Given exercise
Using the material below, print a verbatim copy of every line from the one containing "Reproduce this chart" through the one containing "const ucfValues = [3.3, 3.3, 2.79, 2.79];", inclusive, and omit the pictures.

————————

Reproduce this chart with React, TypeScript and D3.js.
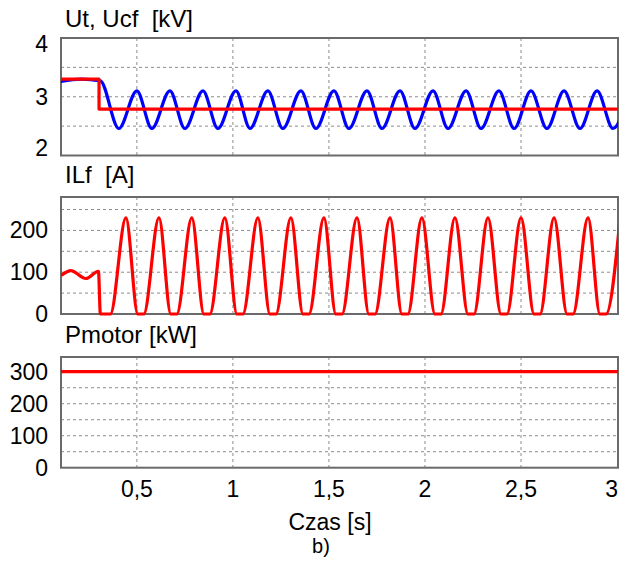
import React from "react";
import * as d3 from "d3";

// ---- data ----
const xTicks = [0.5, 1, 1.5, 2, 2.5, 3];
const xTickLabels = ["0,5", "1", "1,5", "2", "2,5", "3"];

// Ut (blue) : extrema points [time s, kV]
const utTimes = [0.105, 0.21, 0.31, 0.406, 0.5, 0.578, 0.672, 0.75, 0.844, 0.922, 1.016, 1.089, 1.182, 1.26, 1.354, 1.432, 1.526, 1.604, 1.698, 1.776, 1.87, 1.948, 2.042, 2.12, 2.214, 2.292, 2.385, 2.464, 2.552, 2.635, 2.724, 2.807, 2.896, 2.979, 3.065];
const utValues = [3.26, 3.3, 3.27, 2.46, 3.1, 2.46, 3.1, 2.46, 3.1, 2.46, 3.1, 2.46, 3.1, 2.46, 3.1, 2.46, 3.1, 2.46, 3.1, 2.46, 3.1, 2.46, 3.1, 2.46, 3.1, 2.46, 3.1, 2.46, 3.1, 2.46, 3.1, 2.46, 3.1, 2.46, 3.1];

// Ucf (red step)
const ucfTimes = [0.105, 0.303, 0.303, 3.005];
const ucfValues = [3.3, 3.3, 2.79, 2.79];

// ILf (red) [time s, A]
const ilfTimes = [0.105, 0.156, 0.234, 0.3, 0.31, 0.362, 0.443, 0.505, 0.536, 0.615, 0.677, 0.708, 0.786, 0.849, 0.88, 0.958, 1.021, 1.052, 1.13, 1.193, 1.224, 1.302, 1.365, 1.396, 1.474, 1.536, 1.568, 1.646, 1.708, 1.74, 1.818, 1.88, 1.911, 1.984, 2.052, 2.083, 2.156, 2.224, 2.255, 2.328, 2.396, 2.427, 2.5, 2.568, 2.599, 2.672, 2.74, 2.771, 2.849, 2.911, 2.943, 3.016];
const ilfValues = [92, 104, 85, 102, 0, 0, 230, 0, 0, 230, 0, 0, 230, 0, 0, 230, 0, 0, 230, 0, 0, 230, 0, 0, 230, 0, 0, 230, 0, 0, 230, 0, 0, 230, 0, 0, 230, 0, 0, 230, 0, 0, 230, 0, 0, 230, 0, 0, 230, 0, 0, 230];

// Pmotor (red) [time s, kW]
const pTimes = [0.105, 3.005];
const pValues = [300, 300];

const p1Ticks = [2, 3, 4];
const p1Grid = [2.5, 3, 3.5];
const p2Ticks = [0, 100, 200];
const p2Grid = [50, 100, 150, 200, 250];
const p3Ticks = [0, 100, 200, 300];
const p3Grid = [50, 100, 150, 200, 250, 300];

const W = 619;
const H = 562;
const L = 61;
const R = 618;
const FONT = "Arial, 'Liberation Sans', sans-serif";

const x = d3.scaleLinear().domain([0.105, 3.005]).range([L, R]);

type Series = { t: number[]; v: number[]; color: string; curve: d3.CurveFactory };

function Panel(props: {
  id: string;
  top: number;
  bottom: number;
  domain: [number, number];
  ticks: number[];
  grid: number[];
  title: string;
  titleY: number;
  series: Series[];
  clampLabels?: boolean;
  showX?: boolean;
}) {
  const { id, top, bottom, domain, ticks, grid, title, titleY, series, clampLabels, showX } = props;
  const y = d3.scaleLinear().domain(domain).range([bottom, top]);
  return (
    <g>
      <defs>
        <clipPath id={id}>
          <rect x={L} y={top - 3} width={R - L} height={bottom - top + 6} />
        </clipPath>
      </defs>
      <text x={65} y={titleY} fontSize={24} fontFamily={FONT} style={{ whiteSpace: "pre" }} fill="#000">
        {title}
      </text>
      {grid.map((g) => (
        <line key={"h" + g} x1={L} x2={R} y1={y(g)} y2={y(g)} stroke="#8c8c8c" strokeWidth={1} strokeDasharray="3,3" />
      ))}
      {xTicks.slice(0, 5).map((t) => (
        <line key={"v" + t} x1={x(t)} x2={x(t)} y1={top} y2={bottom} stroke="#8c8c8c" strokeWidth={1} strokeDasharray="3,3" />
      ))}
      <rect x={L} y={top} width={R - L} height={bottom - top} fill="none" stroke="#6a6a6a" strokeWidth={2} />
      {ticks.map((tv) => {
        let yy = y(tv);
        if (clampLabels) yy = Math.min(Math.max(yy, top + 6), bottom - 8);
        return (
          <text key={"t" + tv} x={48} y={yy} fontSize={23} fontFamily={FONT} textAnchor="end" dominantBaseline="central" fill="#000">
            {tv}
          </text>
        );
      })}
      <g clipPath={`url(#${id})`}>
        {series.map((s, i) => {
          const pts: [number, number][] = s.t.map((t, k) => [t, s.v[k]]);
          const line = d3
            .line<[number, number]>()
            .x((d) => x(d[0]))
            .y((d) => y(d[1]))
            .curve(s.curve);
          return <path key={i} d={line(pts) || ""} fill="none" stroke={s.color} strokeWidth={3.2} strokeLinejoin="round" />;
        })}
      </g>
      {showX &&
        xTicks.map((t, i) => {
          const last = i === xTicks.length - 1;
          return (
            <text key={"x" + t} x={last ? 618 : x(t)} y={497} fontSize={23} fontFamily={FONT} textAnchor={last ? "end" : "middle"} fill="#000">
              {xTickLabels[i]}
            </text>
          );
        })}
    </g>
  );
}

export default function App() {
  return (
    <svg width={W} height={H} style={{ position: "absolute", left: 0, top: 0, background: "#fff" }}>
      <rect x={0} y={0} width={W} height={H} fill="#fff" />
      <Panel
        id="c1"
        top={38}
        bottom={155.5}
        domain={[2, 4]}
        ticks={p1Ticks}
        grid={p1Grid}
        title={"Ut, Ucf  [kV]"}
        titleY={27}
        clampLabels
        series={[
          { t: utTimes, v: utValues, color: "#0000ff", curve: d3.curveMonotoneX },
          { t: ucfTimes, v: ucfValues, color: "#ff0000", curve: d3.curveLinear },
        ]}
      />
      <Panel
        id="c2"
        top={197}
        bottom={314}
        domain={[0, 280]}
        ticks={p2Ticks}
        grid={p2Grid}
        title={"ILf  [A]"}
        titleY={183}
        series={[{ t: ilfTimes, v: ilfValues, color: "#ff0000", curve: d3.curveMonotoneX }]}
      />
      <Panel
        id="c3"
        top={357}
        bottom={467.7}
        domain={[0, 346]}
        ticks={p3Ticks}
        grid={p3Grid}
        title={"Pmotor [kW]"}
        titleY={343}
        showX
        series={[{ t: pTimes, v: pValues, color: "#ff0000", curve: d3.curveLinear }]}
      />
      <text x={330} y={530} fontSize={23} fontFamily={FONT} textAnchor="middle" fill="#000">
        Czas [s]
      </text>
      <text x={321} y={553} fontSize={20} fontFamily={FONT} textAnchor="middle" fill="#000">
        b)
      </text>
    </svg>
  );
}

————————

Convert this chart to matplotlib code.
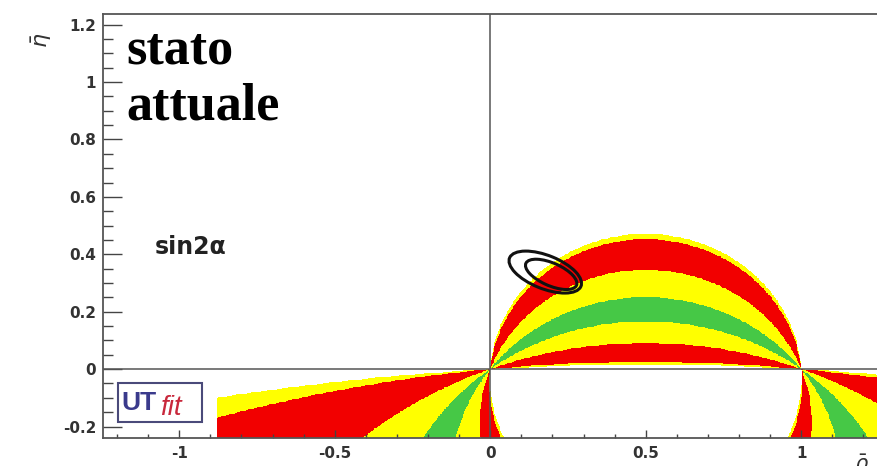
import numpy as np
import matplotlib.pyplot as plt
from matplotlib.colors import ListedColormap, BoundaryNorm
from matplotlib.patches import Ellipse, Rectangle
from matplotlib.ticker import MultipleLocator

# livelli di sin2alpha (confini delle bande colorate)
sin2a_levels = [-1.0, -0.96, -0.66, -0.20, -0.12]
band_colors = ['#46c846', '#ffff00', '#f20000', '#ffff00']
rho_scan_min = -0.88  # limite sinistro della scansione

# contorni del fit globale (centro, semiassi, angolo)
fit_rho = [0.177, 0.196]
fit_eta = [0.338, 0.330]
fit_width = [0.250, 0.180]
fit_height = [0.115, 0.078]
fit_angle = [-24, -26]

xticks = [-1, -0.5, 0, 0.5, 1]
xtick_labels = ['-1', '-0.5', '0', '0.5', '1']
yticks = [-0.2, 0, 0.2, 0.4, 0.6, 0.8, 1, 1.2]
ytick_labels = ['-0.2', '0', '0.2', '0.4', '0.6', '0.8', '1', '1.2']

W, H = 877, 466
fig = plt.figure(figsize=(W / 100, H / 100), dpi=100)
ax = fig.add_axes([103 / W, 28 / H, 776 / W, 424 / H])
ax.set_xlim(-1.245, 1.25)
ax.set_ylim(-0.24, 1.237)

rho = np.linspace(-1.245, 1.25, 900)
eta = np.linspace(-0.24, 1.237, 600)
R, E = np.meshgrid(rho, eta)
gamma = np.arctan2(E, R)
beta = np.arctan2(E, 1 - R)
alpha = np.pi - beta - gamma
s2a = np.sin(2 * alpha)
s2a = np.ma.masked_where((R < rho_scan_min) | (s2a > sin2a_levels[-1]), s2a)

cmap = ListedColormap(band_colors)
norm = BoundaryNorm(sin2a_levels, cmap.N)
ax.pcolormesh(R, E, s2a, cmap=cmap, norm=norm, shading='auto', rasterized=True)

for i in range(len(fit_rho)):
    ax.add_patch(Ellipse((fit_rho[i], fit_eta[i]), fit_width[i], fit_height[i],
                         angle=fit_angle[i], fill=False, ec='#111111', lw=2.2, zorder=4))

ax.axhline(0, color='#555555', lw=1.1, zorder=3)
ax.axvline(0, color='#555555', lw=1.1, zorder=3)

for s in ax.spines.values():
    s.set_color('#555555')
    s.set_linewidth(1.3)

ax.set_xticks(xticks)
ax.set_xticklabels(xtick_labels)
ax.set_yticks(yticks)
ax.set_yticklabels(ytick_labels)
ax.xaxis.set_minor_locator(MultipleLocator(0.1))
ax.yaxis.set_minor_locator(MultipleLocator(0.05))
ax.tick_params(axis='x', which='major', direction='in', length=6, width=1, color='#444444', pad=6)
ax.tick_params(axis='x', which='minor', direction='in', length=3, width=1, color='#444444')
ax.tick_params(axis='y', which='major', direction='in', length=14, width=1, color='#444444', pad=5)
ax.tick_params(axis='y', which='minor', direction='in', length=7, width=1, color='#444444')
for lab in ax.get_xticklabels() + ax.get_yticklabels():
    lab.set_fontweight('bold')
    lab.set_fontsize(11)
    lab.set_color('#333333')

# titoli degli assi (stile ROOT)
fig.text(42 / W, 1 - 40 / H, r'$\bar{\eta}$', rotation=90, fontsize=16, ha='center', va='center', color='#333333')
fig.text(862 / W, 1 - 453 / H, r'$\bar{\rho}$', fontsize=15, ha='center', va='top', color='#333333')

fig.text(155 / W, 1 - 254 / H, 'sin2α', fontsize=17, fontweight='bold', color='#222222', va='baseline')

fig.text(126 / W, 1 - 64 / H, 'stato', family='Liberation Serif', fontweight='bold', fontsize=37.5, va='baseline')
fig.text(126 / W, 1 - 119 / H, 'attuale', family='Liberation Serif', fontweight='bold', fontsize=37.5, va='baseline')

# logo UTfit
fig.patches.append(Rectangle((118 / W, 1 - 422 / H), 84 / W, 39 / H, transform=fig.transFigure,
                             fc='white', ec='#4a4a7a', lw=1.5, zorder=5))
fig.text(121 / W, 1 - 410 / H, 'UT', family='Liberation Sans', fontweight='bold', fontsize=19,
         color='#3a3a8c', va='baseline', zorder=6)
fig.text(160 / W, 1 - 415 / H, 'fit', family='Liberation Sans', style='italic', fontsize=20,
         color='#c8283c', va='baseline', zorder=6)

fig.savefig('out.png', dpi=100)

————————

Written answer
Reproduce this chart with React, TypeScript and D3.js.
import React from "react";
import * as d3 from "d3";

// ---- data ----
const xTicks = [0.5, 1, 1.5, 2, 2.5, 3];
const xTickLabels = ["0,5", "1", "1,5", "2", "2,5", "3"];

// Ut (blue) : extrema points [time s, kV]
const utTimes = [0.105, 0.21, 0.31, 0.406, 0.5, 0.578, 0.672, 0.75, 0.844, 0.922, 1.016, 1.089, 1.182, 1.26, 1.354, 1.432, 1.526, 1.604, 1.698, 1.776, 1.87, 1.948, 2.042, 2.12, 2.214, 2.292, 2.385, 2.464, 2.552, 2.635, 2.724, 2.807, 2.896, 2.979, 3.065];
const utValues = [3.26, 3.3, 3.27, 2.46, 3.1, 2.46, 3.1, 2.46, 3.1, 2.46, 3.1, 2.46, 3.1, 2.46, 3.1, 2.46, 3.1, 2.46, 3.1, 2.46, 3.1, 2.46, 3.1, 2.46, 3.1, 2.46, 3.1, 2.46, 3.1, 2.46, 3.1, 2.46, 3.1, 2.46, 3.1];

// Ucf (red step)
const ucfTimes = [0.105, 0.303, 0.303, 3.005];
const ucfValues = [3.3, 3.3, 2.79, 2.79];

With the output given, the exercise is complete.